Don’t betray the dream

Arvind Kejriwal and his party have helped the aam aadmi rediscover the dream of a better tomorrow. But to be able to dream is not an end in itself

December 17, 2013 01:40 am | Updated 01:40 am IST

Having shot to fame in a short period, Arvind Kejriwal now has a lot to lose. He finds himself at a place where a lot of well-meaning men and women either crumble under the weight of expectations or let ambition get the better of their good sense. Photo: Sushil Kumar Verma

Having shot to fame in a short period, Arvind Kejriwal now has a lot to lose. He finds himself at a place where a lot of well-meaning men and women either crumble under the weight of expectations or let ambition get the better of their good sense. Photo: Sushil Kumar Verma

He was a Delhi autorickshaw driver — a stick-thin man, dressed in a faded blue kurta-pyjama. He had an unwashed face made to look even scruffier by a scraggly beard and dishevelled hair. Forget about English, even his Hindi was riddleed with errors. Even for an aam aadmi , he was especially aam .

I rode in his autorickshaw two months ago. Right after I got on, we paused at a red light, behind another autorickshaw, the rear of which displayed a picture of Arvind Kejriwal wielding a broom. The picture launched the autorickshaw driver into an excited monologue about Kejriwal and the Aam Aadmi Party. I listened in silence at the back. The man’s words flowed over me like water. But the enthusiasm in his voice and the excitement I caught on his face when he turned around had me enthralled.

The last time I had heard an aam aadmi speak with such passion about anyone in politics was way back in the ’eighties; back when I was a kid and the entire nation was excited about Rajiv Gandhi. My astonishment grew when I asked him his name and learned that he was a Muslim.

Politics in a shabby state

Given the religious chauvinism convulsing Indian politics, I couldn’t remember the last time I had met an ordinary Muslim who was so taken with a Hindu leader. By the time I alighted from that autorickshaw, my mind was made up. I was going to vote for the Aam Aadmi Party in the Delhi assembly elections.

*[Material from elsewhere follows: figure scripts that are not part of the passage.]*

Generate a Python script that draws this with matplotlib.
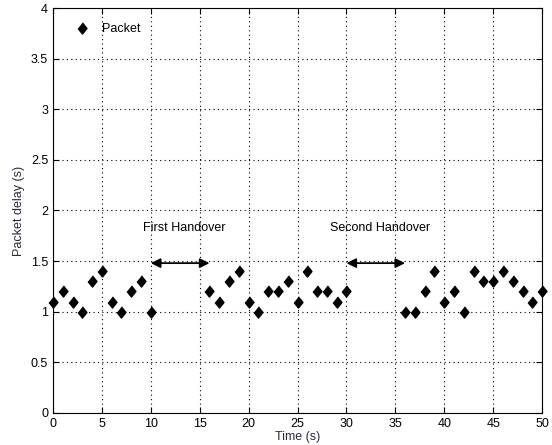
import numpy as np
import matplotlib
matplotlib.use("Agg")
import matplotlib.pyplot as plt

plt.rcParams['font.family'] = ['Liberation Sans', 'DejaVu Sans']

t1 = [0, 1, 2, 3, 4, 5, 6, 7, 8, 9, 10]
d1 = [1.1, 1.2, 1.1, 1.0, 1.3, 1.4, 1.1, 1.0, 1.2, 1.3, 1.0]
t2 = [16, 17, 18, 19, 20, 21, 22, 23, 24, 25, 26, 27, 28, 29, 30]
d2 = [1.2, 1.1, 1.3, 1.4, 1.1, 1.0, 1.2, 1.2, 1.3, 1.1, 1.4, 1.2, 1.2, 1.1, 1.2]
t3 = [36, 37, 38, 39, 40, 41, 42, 43, 44, 45, 46, 47, 48, 49, 50]
d3 = [1.0, 1.0, 1.2, 1.4, 1.1, 1.2, 1.0, 1.4, 1.3, 1.3, 1.4, 1.3, 1.2, 1.1, 1.2]

handovers = [(10, 16, "First Handover"), (30, 36, "Second Handover")]

t = t1 + t2 + t3
d = d1 + d2 + d3

fig = plt.figure(figsize=(5.52, 4.45), dpi=100)
ax = fig.add_axes([0.096, 0.072, 0.886, 0.91])

# diamond a little taller than wide, like the original
ax.plot(t, d, linestyle='none', marker=[(0, 1), (0.8, 0), (0, -1), (-0.8, 0)],
        color='black', markersize=8, label='Packet', clip_on=False, zorder=3)

for a, b, txt in handovers:
    ax.annotate('', xy=(a, 1.48), xytext=(b, 1.48),
                arrowprops=dict(arrowstyle='<|-|>', color='black', lw=1.3,
                                mutation_scale=14, shrinkA=0, shrinkB=0))
    ax.text((a + b) / 2 + 0.4, 1.83, txt, ha='center', va='center', fontsize=9)

ax.set_xlim(0, 50)
ax.set_ylim(0, 4)
ax.set_xticks(np.arange(0, 51, 5))
ax.set_yticks(np.arange(0, 4.01, 0.5))
ax.set_yticklabels(['0', '0.5', '1', '1.5', '2', '2.5', '3', '3.5', '4'])
ax.tick_params(direction='in', labelsize=9, length=4, top=True, right=True)
ax.grid(True, linestyle=(0, (1, 3)), color='black', linewidth=0.8)
ax.set_xlabel('Time (s)', fontsize=9, color='#2b2b3b', labelpad=1)
ax.set_ylabel('Packet delay (s)', fontsize=9, color='#2b2b3b', labelpad=4)

leg = ax.legend(loc='upper left', frameon=False, fontsize=9, handletextpad=0.6,
                bbox_to_anchor=(0.01, 0.99))

plt.savefig('out.png', dpi=100)
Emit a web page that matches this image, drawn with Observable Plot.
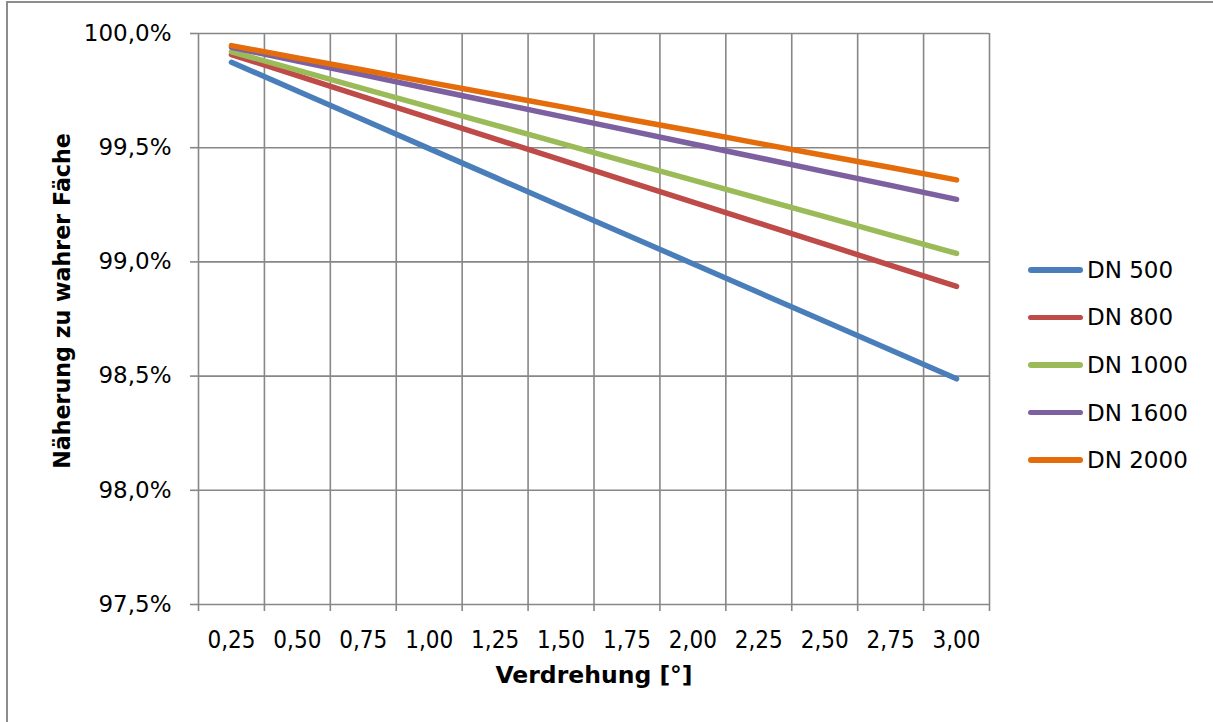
<!DOCTYPE html>
<html>
<head>
<meta charset="utf-8">
<script src="https://cdn.jsdelivr.net/npm/d3@7"></script>
<script src="https://cdn.jsdelivr.net/npm/@observablehq/plot@0.6"></script>
<style>
  html, body { margin: 0; padding: 0; background: #fff; }
  body { width: 1213px; height: 722px; position: relative; overflow: hidden; font-family: "DejaVu Sans", Verdana, sans-serif; }
  #frame { position: absolute; left: 6px; top: 1px; width: 1300px; height: 800px; border: 2px solid #8c8c8c; box-sizing: border-box; }
  #chart { position: absolute; left: 0; top: 0; }
  #legend { position: absolute; left: 1028px; top: 246px; }
  .item { display: flex; align-items: center; height: 47.6px; font-size: 23px; color: #000; }
  .swatch { width: 55px; height: 5.5px; border-radius: 3px; margin-right: 4px; }
</style>
</head>
<body>
<div id="frame"></div>
<div id="chart"></div>
<div id="legend"></div>
<script>
// Twist angle in degrees (categories on the x axis)
const angles = [0.25, 0.50, 0.75, 1.00, 1.25, 1.50, 1.75, 2.00, 2.25, 2.50, 2.75, 3.00];
const angleLabels = ["0,25", "0,50", "0,75", "1,00", "1,25", "1,50", "1,75", "2,00", "2,25", "2,50", "2,75", "3,00"];

// Approximation relative to the true area, in percent
const dn500  = [99.874, 99.748, 99.622, 99.496, 99.370, 99.244, 99.118, 98.992, 98.866, 98.740, 98.614, 98.488];
const dn800  = [99.908, 99.816, 99.723, 99.631, 99.539, 99.447, 99.354, 99.262, 99.170, 99.078, 98.985, 98.893];
const dn1000 = [99.920, 99.840, 99.759, 99.679, 99.599, 99.519, 99.438, 99.358, 99.278, 99.198, 99.117, 99.037];
const dn1600 = [99.940, 99.879, 99.819, 99.758, 99.698, 99.637, 99.577, 99.516, 99.456, 99.395, 99.335, 99.274];
const dn2000 = [99.947, 99.893, 99.840, 99.786, 99.733, 99.680, 99.626, 99.573, 99.519, 99.466, 99.413, 99.359];

const seriesNames = ["DN 500", "DN 800", "DN 1000", "DN 1600", "DN 2000"];
const seriesValues = [dn500, dn800, dn1000, dn1600, dn2000];
const seriesColors = ["#4a7ebb", "#be4b48", "#9bbb59", "#7d60a0", "#e46c0a"];

const yTicks = [97.5, 98.0, 98.5, 99.0, 99.5, 100.0];

const yTitle = "Näherung zu wahrer Fäche";
const xTitle = "Verdrehung [°]";

// Long-format table for the line marks
const rows = seriesNames.flatMap((name, i) =>
  angles.map((a, j) => ({series: name, angle: a, value: seriesValues[i][j]}))
);

// Category boundaries: halfway between neighbouring angles, plus both outer edges
const step = angles[1] - angles[0];
const boundaries = [angles[0] - step / 2, ...angles.map(a => a + step / 2)];

const grid = "#878787";
const fmtY = d => d.toFixed(1).replace(".", ",") + "%";
const fmtX = d => angleLabels[angles.indexOf(d)];
const condensed = "'DejaVu Sans Condensed', 'DejaVu Sans', sans-serif";

const chart = Plot.plot({
  width: 1213,
  height: 722,
  marginLeft: 198,
  marginRight: 224,
  marginTop: 33,
  marginBottom: 118,
  style: {fontFamily: "'DejaVu Sans', Verdana, sans-serif", background: "transparent"},
  x: {type: "linear", domain: [boundaries[0], boundaries[boundaries.length - 1]]},
  y: {domain: [97.5, 100]},
  marks: [
    Plot.gridX(boundaries, {stroke: grid, strokeOpacity: 1, strokeWidth: 1.6}),
    Plot.gridY(yTicks, {stroke: grid, strokeOpacity: 1, strokeWidth: 1.6}),
    Plot.axisY({
      ticks: yTicks, tickFormat: fmtY, tickSize: 8, tickPadding: 19,
      stroke: grid, strokeWidth: 1.6, fontSize: 23, fill: "#000", label: null
    }),
    Plot.axisX({
      ticks: boundaries, tickFormat: () => "", tickSize: 7,
      stroke: grid, strokeWidth: 1.6, label: null
    }),
    Plot.axisX({
      ticks: angles, tickFormat: fmtX, tickSize: 0, tickPadding: 26,
      fontSize: 24, fill: "#000", label: null,
      fontFamily: condensed, fontStretch: "condensed"
    }),
    ...seriesNames.map((name, i) =>
      Plot.lineY(rows.filter(r => r.series === name), {
        x: "angle", y: "value", stroke: seriesColors[i],
        strokeWidth: 5.5, strokeLinecap: "round", strokeLinejoin: "round"
      })
    ),
    Plot.text([yTitle], {
      frameAnchor: "left", dx: -136, dy: -18, rotate: -90, textAnchor: "middle",
      fontSize: 22.2, fontWeight: "bold", fill: "#000"
    }),
    Plot.text([xTitle], {
      frameAnchor: "bottom", dy: 78, textAnchor: "middle",
      fontSize: 23.5, fontWeight: "bold", fill: "#000"
    })
  ]
});
document.getElementById("chart").appendChild(chart);

// Legend to the right of the plot area
const legend = document.getElementById("legend");
seriesNames.forEach((name, i) => {
  const item = document.createElement("div");
  item.className = "item";
  const sw = document.createElement("div");
  sw.className = "swatch";
  sw.style.background = seriesColors[i];
  const label = document.createElement("span");
  label.textContent = name;
  item.appendChild(sw);
  item.appendChild(label);
  legend.appendChild(item);
});
</script>
</body>
</html>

To this day I can hear the hope ringing in that man’s voice. I have forgotten most of his words. But I continue to marvel at the passion with which he spoke. Over the past few decades, hope has become as rare a commodity as honesty in Indian politics, as we have been besieged by an army of politicians that has given us little to be hopeful about. They have all been men and women driven by the desire to be rather than do something. While displaying immense poverty of vision, they have been profligate in employing every kind of chauvinism — be it religious, caste-based, regional or ethnic — to get what they want and, in the process, have helped usher in a political culture high on corruption, nepotism and goondaism.

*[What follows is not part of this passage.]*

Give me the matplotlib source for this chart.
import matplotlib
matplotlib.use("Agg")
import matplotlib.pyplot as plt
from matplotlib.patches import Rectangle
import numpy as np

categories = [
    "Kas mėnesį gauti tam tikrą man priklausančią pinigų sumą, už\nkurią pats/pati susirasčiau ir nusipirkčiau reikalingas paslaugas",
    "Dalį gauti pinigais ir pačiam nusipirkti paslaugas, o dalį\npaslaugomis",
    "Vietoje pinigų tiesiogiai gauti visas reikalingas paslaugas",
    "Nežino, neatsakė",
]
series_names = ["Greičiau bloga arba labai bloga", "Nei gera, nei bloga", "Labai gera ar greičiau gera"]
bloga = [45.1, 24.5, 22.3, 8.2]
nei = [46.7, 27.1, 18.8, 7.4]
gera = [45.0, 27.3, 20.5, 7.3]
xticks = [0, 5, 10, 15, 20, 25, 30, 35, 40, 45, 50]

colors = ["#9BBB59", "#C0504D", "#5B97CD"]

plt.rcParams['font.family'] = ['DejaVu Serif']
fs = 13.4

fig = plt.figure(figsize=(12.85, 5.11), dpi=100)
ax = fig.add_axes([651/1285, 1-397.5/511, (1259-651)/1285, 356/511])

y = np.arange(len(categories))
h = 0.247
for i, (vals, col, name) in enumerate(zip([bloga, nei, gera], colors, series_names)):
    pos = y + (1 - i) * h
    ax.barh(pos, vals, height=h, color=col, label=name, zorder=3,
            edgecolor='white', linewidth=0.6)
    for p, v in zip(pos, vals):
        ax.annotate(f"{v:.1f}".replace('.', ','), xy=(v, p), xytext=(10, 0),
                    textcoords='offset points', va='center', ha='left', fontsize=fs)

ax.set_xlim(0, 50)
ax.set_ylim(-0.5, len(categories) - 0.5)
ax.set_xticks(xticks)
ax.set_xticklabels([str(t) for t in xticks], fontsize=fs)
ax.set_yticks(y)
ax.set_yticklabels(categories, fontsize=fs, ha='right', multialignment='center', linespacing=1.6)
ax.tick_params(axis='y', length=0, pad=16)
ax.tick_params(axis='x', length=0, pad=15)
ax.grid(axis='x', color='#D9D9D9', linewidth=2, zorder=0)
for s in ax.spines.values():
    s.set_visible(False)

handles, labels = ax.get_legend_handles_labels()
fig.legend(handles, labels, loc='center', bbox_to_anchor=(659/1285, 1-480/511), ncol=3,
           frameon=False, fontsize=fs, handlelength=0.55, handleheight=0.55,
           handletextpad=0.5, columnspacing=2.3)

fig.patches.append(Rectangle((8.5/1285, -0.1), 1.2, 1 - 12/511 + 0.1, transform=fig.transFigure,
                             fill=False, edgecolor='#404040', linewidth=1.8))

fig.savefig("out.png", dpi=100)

Hope amidst cynicsm In such a scenario, where does an aam aadmi find hope? It is hard to look at this lot and be anything but cynical. The best you can hope for with them is a tomorrow that is no worse than today — a today that was never too great to begin with.

Arvind Kejriwal and the Aam Aadmi Party have helped the aam aadmi rediscover the dream of a better tomorrow. That is no mean achievement. Since time immemorial, anything substantial has begun with a dream, be it ancient Rome or our own freedom from colonial rule.

But to be able to dream is not an end in itself and, as we discovered in the ’eighties with Rajiv, there is nothing more painful than a dream betrayed. These are heady days for Arvind Kejriwal and the Aam Aadmi Party.

Their most sceptical critics have been silenced. The media hangs on to Kejriwal’s every word and the high and mighty wait for him to decide. Everyone, from the millionaire to the pauper, is talking about the Aam Aadmi Party and its leader. Not bad for a man and a political party that wasn’t even on the map in the last election.

Arvind Kejriwal started out as a man with nothing to lose. Now he stands to lose a lot. Where he currently stands is where a lot of well-meaning men and women come undone and lose the plot. Either they crumble under the weight of expectations or let ambition get the better of their good sense.

That is what happened to Rajiv. After a promising start, he became so consumed with the trappings of power that he forgot that, at the end of the day, we live in a democracy, howsoever flawed, and even in the most flawed democracy the most humble aam aadmi cannot be aam . Before he knew it, he had fallen off the lofty perch he once commanded in the public imagination.

So be warned, Mr. Kejriwal. To paraphrase Winston Churchill, this is not the end, not even the beginning of the end; it is merely the end of the beginning. The real battle begins now.